Markovian Pivots

AEdge Markovian Pivots is based on the idea that most (if not all) of what happens between the open and the close of a time-based bar (like your typical candlestick bars) depends mainly on what happened in the previous bar of the same time frame. As an example of this idea, take a 1-minute chart. Most of what happens during the current day will depend on what happened the previous day.

Markovian Pivots explores this idea by measuring how price moved during the previous higher time frame bar and translate that into pivot lines (up to 10 pivots up and 10 down) that forecast areas of support and resistance for the duration of the current higher time frame bar.

More formally, Markovian Pivots see asset prices as a Markovian process (also known as a Markov chain, which is a sequence of events where the probability of each event depends only on the state we arrive at in the previous event). We know this is not entirely true for asset prices since memory for asset prices has been shown to be cyclical and fractal. However, in the short term, the effect attained from the cyclical and fractal nature of asset prices is quite small compared to the effect attained from the state of the previous bar, and so, assuming that the distribution of price changes within the current bar will be highly influence by the distribution of price changes of the previous bar is a reasonable assumption to make.

There are multiple possible uses for this indicator in your analysis. Here are a few examples:

  • Finding areas of where price may stop (because for it to be able to continue further it would have to be an outlier). Remember that this does not mean price will reverse, just that it is more likely for it to stop than it is for it to shoot right through.
  • Find different areas of point of control that price may hover around.
  • Find the predicted range of price for the day in order to manage risk.

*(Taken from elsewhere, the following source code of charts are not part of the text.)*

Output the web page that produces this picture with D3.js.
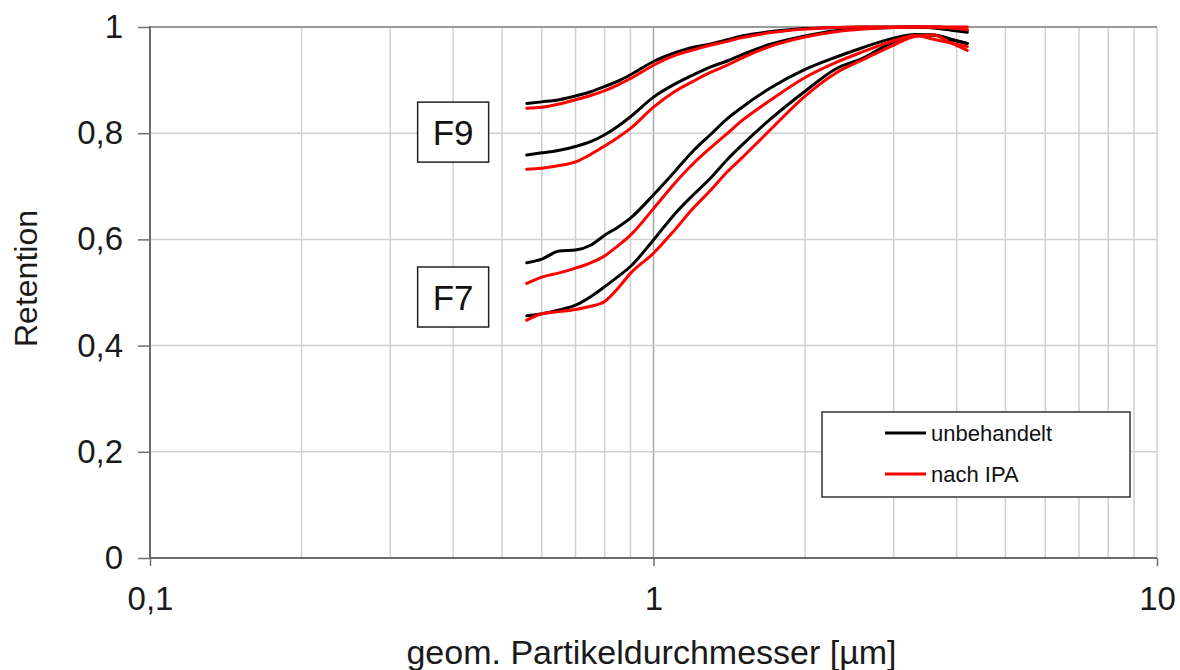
<!DOCTYPE html>
<html>
<head>
<meta charset="utf-8">
<script src="https://cdn.jsdelivr.net/npm/d3@7"></script>
<style>
  html, body { margin: 0; padding: 0; background: #fff; }
  svg { display: block; font-family: "Liberation Sans", Arial, sans-serif; }
</style>
</head>
<body>
<svg id="chart" width="1180" height="670"></svg>
<script>
// Particle diameters (µm) at which retention was sampled
const diameters = [0.56, 0.6, 0.65, 0.7, 0.75, 0.8, 0.85, 0.9, 1.0, 1.1, 1.2, 1.3, 1.4, 1.5, 1.7, 2.0, 2.3, 2.6, 3.0, 3.3, 3.6, 3.9, 4.2];

// F9 filters
const f9aUnbehandelt = [0.856, 0.859, 0.863, 0.870, 0.878, 0.888, 0.898, 0.910, 0.935, 0.951, 0.962, 0.968, 0.976, 0.983, 0.991, 0.997, 0.999, 1.0, 1.0, 1.0, 1.0, 0.998, 0.994];
const f9aNachIPA     = [0.847, 0.849, 0.855, 0.863, 0.871, 0.880, 0.891, 0.903, 0.928, 0.946, 0.957, 0.966, 0.973, 0.980, 0.989, 0.996, 0.999, 1.0, 1.0, 1.0, 1.0, 1.0, 1.0];
const f9bUnbehandelt = [0.759, 0.763, 0.768, 0.775, 0.784, 0.797, 0.813, 0.831, 0.868, 0.892, 0.910, 0.925, 0.936, 0.948, 0.967, 0.983, 0.993, 0.997, 0.999, 1.0, 0.998, 0.994, 0.990];
const f9bNachIPA     = [0.732, 0.734, 0.739, 0.746, 0.760, 0.776, 0.792, 0.809, 0.849, 0.878, 0.898, 0.915, 0.928, 0.942, 0.963, 0.981, 0.991, 0.996, 0.999, 1.0, 1.0, 0.998, 0.995];

// F7 filters
const f7aUnbehandelt = [0.556, 0.563, 0.578, 0.580, 0.589, 0.608, 0.623, 0.640, 0.684, 0.727, 0.767, 0.798, 0.827, 0.849, 0.884, 0.920, 0.943, 0.961, 0.979, 0.986, 0.985, 0.976, 0.969];
const f7aNachIPA     = [0.517, 0.529, 0.537, 0.546, 0.556, 0.569, 0.588, 0.608, 0.658, 0.705, 0.743, 0.773, 0.799, 0.824, 0.861, 0.905, 0.933, 0.953, 0.974, 0.984, 0.977, 0.970, 0.963];
const f7bUnbehandelt = [0.456, 0.460, 0.467, 0.476, 0.492, 0.511, 0.530, 0.549, 0.599, 0.647, 0.684, 0.716, 0.750, 0.778, 0.825, 0.879, 0.921, 0.941, 0.972, 0.984, 0.985, 0.977, 0.969];
const f7bNachIPA     = [0.448, 0.460, 0.464, 0.468, 0.474, 0.483, 0.508, 0.536, 0.574, 0.617, 0.659, 0.693, 0.727, 0.754, 0.805, 0.870, 0.913, 0.938, 0.966, 0.982, 0.985, 0.970, 0.956];

// Axis ticks and labels
const xTickValues = [0.1, 1, 10];
const xTickLabels = ["0,1", "1", "10"];
const xGridValues = [0.2, 0.3, 0.4, 0.5, 0.6, 0.7, 0.8, 0.9, 1, 2, 3, 4, 5, 6, 7, 8, 9, 10];
const yTickValues = [0, 0.2, 0.4, 0.6, 0.8, 1];
const yTickLabels = ["0", "0,2", "0,4", "0,6", "0,8", "1"];

const legendLabels = ["unbehandelt", "nach IPA"];
// Filter class tags, placed at (diameter, retention)
const groupLabels = [
  { text: "F9", at: 0.4, level: 0.802 },
  { text: "F7", at: 0.4, level: 0.4915 }
];

const seriesList = [
  { values: f9aUnbehandelt, kind: 0 },
  { values: f9bUnbehandelt, kind: 0 },
  { values: f7aUnbehandelt, kind: 0 },
  { values: f7bUnbehandelt, kind: 0 },
  { values: f9aNachIPA, kind: 1 },
  { values: f9bNachIPA, kind: 1 },
  { values: f7aNachIPA, kind: 1 },
  { values: f7bNachIPA, kind: 1 }
];
const colors = ["#000000", "#ff0000"];

const plot = { left: 150, right: 1157, top: 27, bottom: 558 };
const svg = d3.select("#chart");

const x = d3.scaleLog().domain([0.1, 10]).range([plot.left, plot.right]);
const y = d3.scaleLinear().domain([0, 1]).range([plot.bottom, plot.top]);

// Grid
const grid = svg.append("g");
grid.selectAll("line.v").data(xGridValues).join("line")
  .attr("x1", d => x(d)).attr("x2", d => x(d))
  .attr("y1", plot.top).attr("y2", plot.bottom)
  .attr("stroke", d => d === 1 ? "#a8a8a8" : "#d0d0d0")
  .attr("stroke-width", 1.5);
grid.selectAll("line.h").data(yTickValues.filter(v => v > 0)).join("line")
  .attr("x1", plot.left).attr("x2", plot.right)
  .attr("y1", d => y(d)).attr("y2", d => y(d))
  .attr("stroke", d => d === 1 ? "#9a9a9a" : "#d0d0d0")
  .attr("stroke-width", d => d === 1 ? 2 : 1.5);

// Axes
const axisColor = "#6e6e6e";
const yAxis = svg.append("g")
  .attr("transform", `translate(${plot.left},0)`)
  .call(d3.axisLeft(y).tickValues(yTickValues).tickSize(12).tickPadding(15)
    .tickFormat((d, i) => yTickLabels[i]));
const xAxis = svg.append("g")
  .attr("transform", `translate(0,${plot.bottom})`)
  .call(d3.axisBottom(x).tickValues(xTickValues).tickSize(8).tickPadding(21)
    .tickFormat((d, i) => xTickLabels[i]));

[yAxis, xAxis].forEach(g => {
  g.select(".domain").attr("stroke", axisColor).attr("stroke-width", 2);
  g.selectAll(".tick line").attr("stroke", axisColor).attr("stroke-width", 1.5);
  g.selectAll(".tick text")
    .attr("fill", "#1a1a1a")
    .style("font-size", "33px")
    .style("font-family", "'Liberation Sans', Arial, sans-serif");
});
yAxis.select(".domain").attr("d", `M0,${plot.top - 1}V${plot.bottom + 1}`);
xAxis.select(".domain").attr("d", `M${plot.left},0H${plot.right}`);

// Axis titles
svg.append("text")
  .attr("x", (plot.left + plot.right) / 2 - 2)
  .attr("y", 664)
  .attr("text-anchor", "middle")
  .attr("fill", "#1a1a1a")
  .style("font-size", "34px")
  .text("geom. Partikeldurchmesser [µm]");

svg.append("text")
  .attr("transform", `translate(37,${(plot.top + plot.bottom) / 2 - 14}) rotate(-90)`)
  .attr("text-anchor", "middle")
  .attr("fill", "#1a1a1a")
  .style("font-size", "32px")
  .text("Retention");

// Curves
const line = d3.line()
  .x((d, i) => x(diameters[i]))
  .y(d => y(d))
  .curve(d3.curveMonotoneX);

svg.append("g").selectAll("path").data(seriesList).join("path")
  .attr("d", s => line(s.values))
  .attr("fill", "none")
  .attr("stroke", s => colors[s.kind])
  .attr("stroke-width", 3)
  .attr("stroke-linejoin", "round")
  .attr("stroke-linecap", "round");

// Filter class tags
const boxW = 71, boxH = 60;
const groups = svg.append("g").selectAll("g").data(groupLabels).join("g")
  .attr("transform", d => `translate(${x(d.at)},${y(d.level)})`);
groups.append("rect")
  .attr("x", -boxW / 2).attr("y", -boxH / 2)
  .attr("width", boxW).attr("height", boxH)
  .attr("fill", "#fff").attr("stroke", "#222").attr("stroke-width", 1.5);
groups.append("text")
  .attr("text-anchor", "middle")
  .attr("dy", "0.36em")
  .attr("fill", "#111")
  .style("font-size", "35px")
  .text(d => d.text);

// Legend
const legend = svg.append("g").attr("transform", "translate(822,412)");
legend.append("rect")
  .attr("width", 308).attr("height", 85)
  .attr("fill", "#fff").attr("stroke", "#333").attr("stroke-width", 1.5);
const items = legend.selectAll("g.item").data(legendLabels).join("g")
  .attr("transform", (d, i) => `translate(0,${21 + i * 41})`);
items.append("line")
  .attr("x1", 63).attr("x2", 104)
  .attr("stroke", (d, i) => colors[i]).attr("stroke-width", 3);
items.append("text")
  .attr("x", 109).attr("dy", "0.35em")
  .attr("fill", "#111")
  .style("font-size", "22px")
  .text(d => d);
</script>
</body>
</html>
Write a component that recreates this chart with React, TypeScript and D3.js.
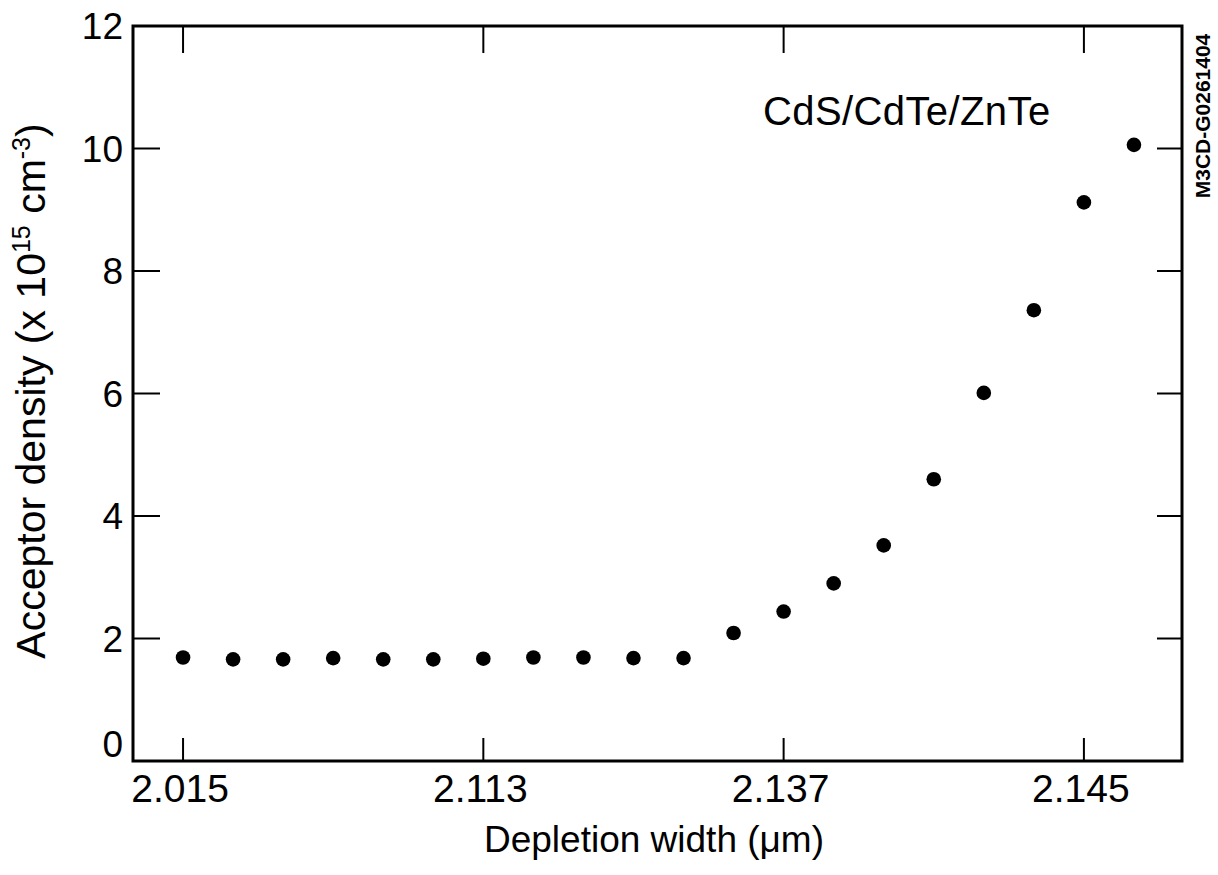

The indicator settings have three main parameters:

  1. The first parameter, Data Source, sets the input to the indicator. This defaults to the close price of the main chart. You can change this to any other data source found on your chart.
  2. The second parameter, Allow Negative Pivot Levels, toggles whether or not the indicator can predict negative levels.
  3. The third parameter, Time Window for Fitting, determines what time window should be predicted. By default, the indicator automatically selects the appropriate time window by looking at the chart time frame. However, this can be overridden by changing this setting to one of the supported time windows. Remember though, that the lower the time frame, the lower this setting has to be, since it does not pull any higher time frame data. It is just a time window on the current chart and so the data used to calculate the prediction is the data available on the current chart time frame, not data from a higher time frame. For example, if we are on a 1-minute chart and select 3 Days, it will use 3 days’ worth of 1-minute data to calculate the prediction for the next 3 days.